==== Given data ====

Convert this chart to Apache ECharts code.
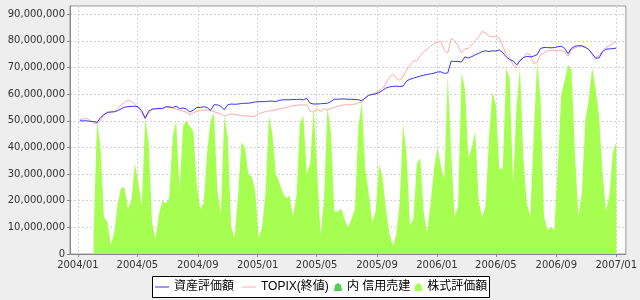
<!DOCTYPE html>
<html><head><meta charset="utf-8">
<script src="https://cdn.jsdelivr.net/npm/echarts@6/dist/echarts.min.js"></script>
<style>html,body{margin:0;padding:0;background:#eeeeee;}#c{width:640px;height:300px;}</style>
</head><body><div id="c"></div>
<script>
// weekly observation dates (Mondays) starting here
const firstDate = '2004-01-05';
const weekCount = 157;
const tickLabels = ['2004/01','2004/05','2004/09','2005/01','2005/05','2005/09','2006/01','2006/05','2006/09','2007/01'];
const yTicks = [0,10,20,30,40,50,60,70,80,90]; // millions of yen

// 資産評価額 (millions of yen)
const assetValues = [
50.0,50.0,50.0,49.8,49.7,49.4,51.2,52.3,53.2,53.3,53.4,53.8,54.5,55.1,55.3,55.4,55.5,55.2,53.8,51.0,53.6,54.4,54.5,54.6,54.6,
55.3,55.2,55.0,55.5,54.6,54.8,54.4,53.3,54.0,55.0,55.0,55.3,55.0,53.9,56.0,56.0,55.4,54.2,56.0,56.3,56.2,56.3,56.5,56.6,56.6,56.8,57.1,
57.2,57.2,57.2,57.4,57.4,57.2,57.7,57.9,57.9,57.9,58.0,58.0,58.1,57.9,58.4,56.6,56.3,56.3,56.4,56.5,56.6,57.25,58.1,58.1,58.2,58.2,
58.1,58.1,58.0,57.9,57.6,58.6,59.6,59.9,60.1,60.6,61.4,62.3,62.7,62.9,63.0,62.9,63.0,64.9,65.6,66.0,66.4,66.8,67.1,67.4,67.6,67.9,68.3,
68.4,67.8,68.0,72.4,72.3,72.3,72.1,74.0,73.6,74.1,74.8,75.3,76.0,76.3,76.0,76.3,76.2,76.6,75.6,74.0,73.0,72.5,71.0,72.5,73.7,74.2,74.0,
74.3,74.8,77.2,77.5,77.5,77.4,77.5,77.8,78.0,77.2,75.2,77.2,78.0,78.2,78.2,77.6,76.8,75.2,73.5,73.6,75.9,76.9,77.0,77.1,77.3
];
// TOPIX(終値), rebased to the asset scale (millions)
const topixValues = [
50.4,50.7,50.9,50.1,49.2,48.9,50.4,52.2,53.0,53.4,53.4,54.5,56.0,57.0,57.6,57.3,56.4,54.8,52.8,50.6,52.8,54.3,54.5,54.7,54.6,
55.3,55.2,54.8,54.4,54.0,53.7,53.2,52.2,53.0,53.5,54.0,54.0,54.0,53.8,53.4,53.0,52.6,51.8,52.2,52.6,52.4,52.2,52.0,51.8,51.8,51.6,51.8,
52.8,53.0,53.5,53.7,53.9,54.1,54.5,54.8,55.0,55.3,55.7,55.8,56.0,55.9,56.0,53.5,53.3,54.4,53.6,54.5,54.0,54.6,55.0,55.5,55.8,56.0,
56.0,56.2,56.2,56.8,57.0,58.6,59.6,59.9,60.5,61.2,62.2,64.0,66.2,67.6,66.0,65.2,66.5,69.0,71.0,72.5,72.5,74.5,76.0,76.8,78.0,79.0,79.6,
79.7,76.5,75.5,81.0,80.0,78.0,75.5,77.0,77.3,78.5,80.0,81.5,83.6,83.0,81.8,81.5,81.8,81.0,78.0,75.0,73.8,71.0,70.0,72.9,73.8,75.4,74.8,
71.5,72.0,74.8,75.5,76.3,76.4,76.5,76.3,76.5,75.8,74.2,76.8,77.4,77.9,77.8,77.5,76.8,74.8,73.8,74.5,76.2,77.5,78.2,79.0,79.8
];
// 株式評価額 (millions)
const stockValues = [
null,null,null,null,8,50,40,14,12,3.5,8,19,25,25,17,20,34,27,18,51,42,12,5.5,15,20,
19,21,44,50,24,48,50,48,46,26,17,19,38,50,53,24,15,52,44,10,6,22,42,40,30,29,24,
6,10,23,52,45,30,27,23,21,22,14,22,49,52,30,34,55,32,7,20,55,46,16,16,17,13,
10,13,17,48,57,32,23,12,16,34,29,17,8,3,7,19,49,38,11,13,34,36,16,8,19,32,40,
33,28,67,38,14,18,68,62,36,40,46,20,14,18,44,61,56,32,32,70,66,26,55,70,36,19,14,
45,72,58,14,9,10,9,33,60,65,71,69,38,14,23,50,58,70,62,52,31,16,22,38,42
];
// 内 信用売建 (no visible values)
const marginValues = [];

const DAY = 864e5;
const t0 = Date.parse(firstDate + 'T00:00:00Z');
const dates = [];
for (let i = 0; i < weekCount; i++) dates.push(t0 + i * 7 * DAY);
const tickValues = tickLabels.map(s => { const [y, m] = s.split('/').map(Number); return Date.UTC(y, m - 1, 1); });
const pair = arr => arr.map((v, i) => [dates[i], v]);

const base = Date.UTC(2004, 0, 1);
const xMin = base - 16.1 * DAY;
const xMax = base + 1115.6 * DAY;

const fmtX = v => { const d = new Date(v); return d.getUTCFullYear() + '/' + String(d.getUTCMonth() + 1).padStart(2, '0'); };
const fmtY = v => Math.round(v * 1e6).toLocaleString('en-US');

const areaIcon = 'path://M4,0 L7,2 L8,8 L0,8 L1,2 Z';
const lineIcon = 'path://M0,0 L14,0 L14,1 L0,1 Z';
const legendText = { fontSize: 12, fontFamily: "'Liberation Sans', 'Noto Sans CJK JP'", color: '#000' };
const axisFont = { fontSize: 10, fontFamily: 'DejaVu Sans', color: '#333' };

const chart = echarts.init(document.getElementById('c'), null, { renderer: 'canvas' });
chart.setOption({
  animation: false,
  backgroundColor: '#eeeeee',
  graphic: [{
    type: 'rect', z: 1, silent: true,
    shape: { x: 152.5, y: 276.5, width: 337, height: 21 },
    style: { fill: '#ffffff', stroke: '#000000', lineWidth: 1 }
  }],
  grid: { left: 70, right: 8, top: 6, bottom: 46, show: true, backgroundColor: '#ffffff', borderColor: '#999999', borderWidth: 1 },
  legend: [
    { data: [{ name: '資産評価額', icon: lineIcon }, { name: 'TOPIX(終値)', icon: lineIcon }], left: 155, top: 281, padding: 0, itemWidth: 14, itemHeight: 8, itemGap: 8, textStyle: legendText, z: 5, selectedMode: false },
    { data: [{ name: '内 信用売建', icon: areaIcon }, { name: '株式評価額', icon: areaIcon }], left: 334, top: 281, padding: 0, itemWidth: 8, itemHeight: 8, itemGap: 4, textStyle: legendText, z: 5, selectedMode: false }
  ],
  xAxis: {
    type: 'value', min: xMin, max: xMax,
    axisLine: { show: true, onZero: false, lineStyle: { color: '#888888' } },
    axisTick: { show: true, customValues: tickValues, length: 3, lineStyle: { color: '#888888' } },
    axisLabel: { customValues: tickValues, formatter: fmtX, margin: 6, ...axisFont },
    splitLine: { show: true, lineStyle: { color: '#d4d4d4', type: [2, 2] } }
  },
  yAxis: {
    type: 'value', min: 0, max: 93.1,
    axisLine: { show: true, lineStyle: { color: '#888888' } },
    axisTick: { show: true, customValues: yTicks, length: 3, lineStyle: { color: '#888888' } },
    axisLabel: { customValues: yTicks, formatter: fmtY, margin: 5, ...axisFont },
    splitLine: { show: true, lineStyle: { color: '#d4d4d4', type: [2, 2] } }
  },
  series: [
    { name: '株式評価額', type: 'line', data: pair(stockValues), symbol: 'none', color: '#a6ff50',
      lineStyle: { width: 0 }, areaStyle: { color: '#a6ff50', opacity: 1 }, z: 1 },
    { name: '内 信用売建', type: 'line', data: pair(marginValues), symbol: 'none', color: '#55cc55',
      lineStyle: { width: 0 }, areaStyle: { color: '#55cc55', opacity: 1 }, z: 1 },
    { name: 'TOPIX(終値)', type: 'line', data: pair(topixValues), symbol: 'none', color: '#ffaaaa',
      lineStyle: { width: 1, color: '#ffaaaa' }, z: 2 },
    { name: '資産評価額', type: 'line', data: pair(assetValues), symbol: 'none', color: '#3333ff',
      lineStyle: { width: 1, color: '#3333ff' }, z: 3 }
  ]
});
</script></body></html>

====

#### [Exercise prompt]
Pictures excluded, repeat exactly the lines from the top of the material through the line with "const yTicks = [0,10,20,30,40,50,60,70,80,90];", including both of those lines.

#### [Solution below]
Convert this chart to Apache ECharts code.
<!DOCTYPE html>
<html><head><meta charset="utf-8">
<script src="https://cdn.jsdelivr.net/npm/echarts@6/dist/echarts.min.js"></script>
<style>html,body{margin:0;padding:0;background:#eeeeee;}#c{width:640px;height:300px;}</style>
</head><body><div id="c"></div>
<script>
// weekly observation dates (Mondays) starting here
const firstDate = '2004-01-05';
const weekCount = 157;
const tickLabels = ['2004/01','2004/05','2004/09','2005/01','2005/05','2005/09','2006/01','2006/05','2006/09','2007/01'];
const yTicks = [0,10,20,30,40,50,60,70,80,90]; // millions of yen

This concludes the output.